There’s not even an ironic “honey” or “dear” when she
kicks down the door to his lab and points a pistol at his head and reveals
herself to be part of an international terror squad and demands that he
activate the bombs. And I think when
you’re the one man with the skill to activate a globally destructive weapon
that will clearly be used, you kinda owe it to the
rest of us to refuse to do so and take that bullet like a man.
The movie
delivers non-stop silliness and action.
The best action scene is the chase through Paris in supersuits
that turn the Joes into The Flash. Other
parts are cobbled together from other action movies. You’ve got a nice finale in an underwater
fortress straight out of The Spy Who Loved Me.
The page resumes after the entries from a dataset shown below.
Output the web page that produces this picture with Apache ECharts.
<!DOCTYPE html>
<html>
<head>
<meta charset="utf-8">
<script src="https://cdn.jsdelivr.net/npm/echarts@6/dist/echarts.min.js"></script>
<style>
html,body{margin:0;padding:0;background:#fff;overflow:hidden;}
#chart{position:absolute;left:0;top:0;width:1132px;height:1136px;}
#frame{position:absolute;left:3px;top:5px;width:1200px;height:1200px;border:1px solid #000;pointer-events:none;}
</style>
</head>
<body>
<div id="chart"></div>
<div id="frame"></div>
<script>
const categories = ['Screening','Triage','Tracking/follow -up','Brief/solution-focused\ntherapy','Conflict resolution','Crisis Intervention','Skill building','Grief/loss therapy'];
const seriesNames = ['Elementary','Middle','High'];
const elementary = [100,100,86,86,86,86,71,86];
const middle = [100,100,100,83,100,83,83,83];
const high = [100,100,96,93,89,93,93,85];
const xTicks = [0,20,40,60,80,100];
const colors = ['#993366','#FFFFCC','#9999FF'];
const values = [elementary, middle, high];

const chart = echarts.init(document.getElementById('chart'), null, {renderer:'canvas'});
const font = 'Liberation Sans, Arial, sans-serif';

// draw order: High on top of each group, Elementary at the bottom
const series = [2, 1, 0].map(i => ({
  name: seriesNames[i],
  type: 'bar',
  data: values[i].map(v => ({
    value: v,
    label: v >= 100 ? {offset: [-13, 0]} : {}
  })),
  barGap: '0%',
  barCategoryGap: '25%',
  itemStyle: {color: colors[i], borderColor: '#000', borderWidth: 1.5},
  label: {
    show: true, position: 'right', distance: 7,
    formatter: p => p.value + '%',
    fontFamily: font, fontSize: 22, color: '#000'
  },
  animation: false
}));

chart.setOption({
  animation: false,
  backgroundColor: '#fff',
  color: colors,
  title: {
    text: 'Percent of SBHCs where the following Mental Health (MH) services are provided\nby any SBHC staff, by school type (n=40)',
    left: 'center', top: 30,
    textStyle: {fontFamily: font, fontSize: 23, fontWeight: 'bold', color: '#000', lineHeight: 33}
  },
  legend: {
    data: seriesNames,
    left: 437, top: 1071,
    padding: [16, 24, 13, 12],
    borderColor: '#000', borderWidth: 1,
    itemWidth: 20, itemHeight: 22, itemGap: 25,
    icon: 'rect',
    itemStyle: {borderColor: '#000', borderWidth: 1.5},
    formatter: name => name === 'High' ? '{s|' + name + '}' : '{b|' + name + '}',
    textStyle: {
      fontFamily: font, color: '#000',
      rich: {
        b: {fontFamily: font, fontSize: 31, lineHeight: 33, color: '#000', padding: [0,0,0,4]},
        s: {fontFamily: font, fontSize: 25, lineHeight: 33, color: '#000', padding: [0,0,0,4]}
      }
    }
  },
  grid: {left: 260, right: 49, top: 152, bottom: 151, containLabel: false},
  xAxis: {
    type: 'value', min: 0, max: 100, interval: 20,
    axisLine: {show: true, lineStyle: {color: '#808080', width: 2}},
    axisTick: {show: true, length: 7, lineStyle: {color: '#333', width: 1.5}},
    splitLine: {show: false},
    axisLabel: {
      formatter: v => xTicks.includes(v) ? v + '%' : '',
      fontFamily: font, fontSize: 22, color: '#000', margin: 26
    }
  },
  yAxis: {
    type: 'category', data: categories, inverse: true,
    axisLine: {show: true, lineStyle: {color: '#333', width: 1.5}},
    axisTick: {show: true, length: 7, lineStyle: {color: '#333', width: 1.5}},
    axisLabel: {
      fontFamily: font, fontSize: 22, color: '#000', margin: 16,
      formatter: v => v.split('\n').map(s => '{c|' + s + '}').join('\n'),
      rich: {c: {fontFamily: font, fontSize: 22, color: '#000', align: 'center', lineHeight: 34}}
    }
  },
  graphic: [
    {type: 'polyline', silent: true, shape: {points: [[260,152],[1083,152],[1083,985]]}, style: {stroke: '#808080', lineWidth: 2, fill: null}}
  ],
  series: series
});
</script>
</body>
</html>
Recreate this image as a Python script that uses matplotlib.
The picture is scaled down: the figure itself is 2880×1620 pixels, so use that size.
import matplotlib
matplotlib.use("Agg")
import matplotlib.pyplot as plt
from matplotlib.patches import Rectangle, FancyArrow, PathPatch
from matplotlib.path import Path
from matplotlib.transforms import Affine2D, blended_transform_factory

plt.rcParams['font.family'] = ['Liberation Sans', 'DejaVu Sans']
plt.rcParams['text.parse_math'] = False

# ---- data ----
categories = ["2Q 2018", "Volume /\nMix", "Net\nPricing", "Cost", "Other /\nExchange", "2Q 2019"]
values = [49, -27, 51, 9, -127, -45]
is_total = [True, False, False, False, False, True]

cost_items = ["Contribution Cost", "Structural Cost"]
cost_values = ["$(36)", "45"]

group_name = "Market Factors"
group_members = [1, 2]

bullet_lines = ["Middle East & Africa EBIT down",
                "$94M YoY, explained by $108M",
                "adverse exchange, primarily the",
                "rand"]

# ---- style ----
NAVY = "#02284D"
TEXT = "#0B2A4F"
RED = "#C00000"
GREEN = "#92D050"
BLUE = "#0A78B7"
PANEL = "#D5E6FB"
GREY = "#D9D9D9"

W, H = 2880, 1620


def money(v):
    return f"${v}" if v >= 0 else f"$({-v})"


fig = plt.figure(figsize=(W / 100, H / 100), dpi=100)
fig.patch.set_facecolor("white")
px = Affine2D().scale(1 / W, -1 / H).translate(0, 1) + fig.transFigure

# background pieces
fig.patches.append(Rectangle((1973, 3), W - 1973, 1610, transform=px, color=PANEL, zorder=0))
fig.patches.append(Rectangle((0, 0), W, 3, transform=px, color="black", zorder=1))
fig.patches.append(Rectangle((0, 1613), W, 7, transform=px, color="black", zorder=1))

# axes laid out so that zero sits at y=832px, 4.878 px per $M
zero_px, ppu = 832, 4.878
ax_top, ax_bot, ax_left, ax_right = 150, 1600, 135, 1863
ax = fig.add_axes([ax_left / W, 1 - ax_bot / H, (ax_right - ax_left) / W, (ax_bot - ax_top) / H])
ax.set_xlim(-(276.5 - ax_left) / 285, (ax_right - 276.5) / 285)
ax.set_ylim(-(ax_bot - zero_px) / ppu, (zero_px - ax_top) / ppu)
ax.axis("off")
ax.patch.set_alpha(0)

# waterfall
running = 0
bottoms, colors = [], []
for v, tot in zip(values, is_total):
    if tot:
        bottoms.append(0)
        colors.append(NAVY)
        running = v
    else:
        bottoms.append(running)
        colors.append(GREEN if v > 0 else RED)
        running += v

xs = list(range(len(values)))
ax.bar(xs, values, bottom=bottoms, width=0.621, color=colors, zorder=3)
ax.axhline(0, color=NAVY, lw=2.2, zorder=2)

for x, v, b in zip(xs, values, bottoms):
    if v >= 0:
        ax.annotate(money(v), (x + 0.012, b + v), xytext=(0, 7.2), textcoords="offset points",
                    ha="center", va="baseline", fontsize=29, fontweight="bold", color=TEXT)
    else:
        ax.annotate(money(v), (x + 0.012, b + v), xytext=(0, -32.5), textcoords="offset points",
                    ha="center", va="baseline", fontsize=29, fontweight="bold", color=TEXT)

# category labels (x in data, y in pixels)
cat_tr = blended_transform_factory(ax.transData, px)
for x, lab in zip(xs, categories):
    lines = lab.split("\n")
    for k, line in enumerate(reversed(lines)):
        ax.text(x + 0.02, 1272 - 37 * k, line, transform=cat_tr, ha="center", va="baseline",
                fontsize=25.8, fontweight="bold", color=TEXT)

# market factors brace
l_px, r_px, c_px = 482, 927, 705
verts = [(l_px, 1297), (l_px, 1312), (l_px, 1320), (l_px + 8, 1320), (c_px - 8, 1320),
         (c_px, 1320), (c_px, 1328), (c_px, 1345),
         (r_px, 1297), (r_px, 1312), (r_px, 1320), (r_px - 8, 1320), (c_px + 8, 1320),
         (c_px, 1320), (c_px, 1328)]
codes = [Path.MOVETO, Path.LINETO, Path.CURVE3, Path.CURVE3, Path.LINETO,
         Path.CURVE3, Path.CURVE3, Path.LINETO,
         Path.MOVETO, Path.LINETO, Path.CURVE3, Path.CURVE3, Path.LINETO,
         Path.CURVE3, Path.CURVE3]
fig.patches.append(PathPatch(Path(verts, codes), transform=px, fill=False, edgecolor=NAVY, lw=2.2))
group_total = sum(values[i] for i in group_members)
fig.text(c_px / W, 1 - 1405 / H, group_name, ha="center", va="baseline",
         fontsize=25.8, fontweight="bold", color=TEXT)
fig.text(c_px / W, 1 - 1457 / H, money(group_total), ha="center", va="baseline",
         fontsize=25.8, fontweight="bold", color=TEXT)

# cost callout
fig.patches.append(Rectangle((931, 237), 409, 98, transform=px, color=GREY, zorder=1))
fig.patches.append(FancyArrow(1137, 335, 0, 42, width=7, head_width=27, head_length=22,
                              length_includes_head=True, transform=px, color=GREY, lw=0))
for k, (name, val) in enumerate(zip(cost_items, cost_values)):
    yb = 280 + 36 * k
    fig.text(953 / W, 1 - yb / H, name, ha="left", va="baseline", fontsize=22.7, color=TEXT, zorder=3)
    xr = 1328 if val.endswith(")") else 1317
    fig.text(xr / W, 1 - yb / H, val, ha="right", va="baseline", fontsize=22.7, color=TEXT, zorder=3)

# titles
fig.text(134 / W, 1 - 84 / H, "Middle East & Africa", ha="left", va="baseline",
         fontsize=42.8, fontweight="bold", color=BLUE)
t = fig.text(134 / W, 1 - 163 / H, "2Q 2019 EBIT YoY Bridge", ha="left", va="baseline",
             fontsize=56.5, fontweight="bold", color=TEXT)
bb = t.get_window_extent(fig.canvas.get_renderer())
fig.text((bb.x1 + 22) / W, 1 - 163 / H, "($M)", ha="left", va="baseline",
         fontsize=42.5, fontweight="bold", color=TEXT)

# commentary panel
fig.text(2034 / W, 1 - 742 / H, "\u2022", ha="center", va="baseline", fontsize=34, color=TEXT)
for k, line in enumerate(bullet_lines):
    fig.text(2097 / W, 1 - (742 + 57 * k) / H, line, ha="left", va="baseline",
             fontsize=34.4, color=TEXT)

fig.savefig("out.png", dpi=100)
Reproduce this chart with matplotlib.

There’s also a part where they felt they had
to outdo Clint Eastwood piloting a magic jet by thinking in Russian in Firefox,
so they have a jet that only responds to commands in a language that died
before jets, missiles, and ejector seats were invented. But this movie doesn’t just feel like a bunch
of ripoffs and references of other stupid
movies. G.I. Joe: Rise of The Cobra brings its own sauce to the stupid steak. And since I did not bother to see Transformers
2: Rise of The Fallen or Terminator 4: Rise of
The Salvation, this becomes 2009’s best summer blockbuster flick by
default. Congratulations. But I also look forward to a sequel with a
fully erect cobra right off the bat.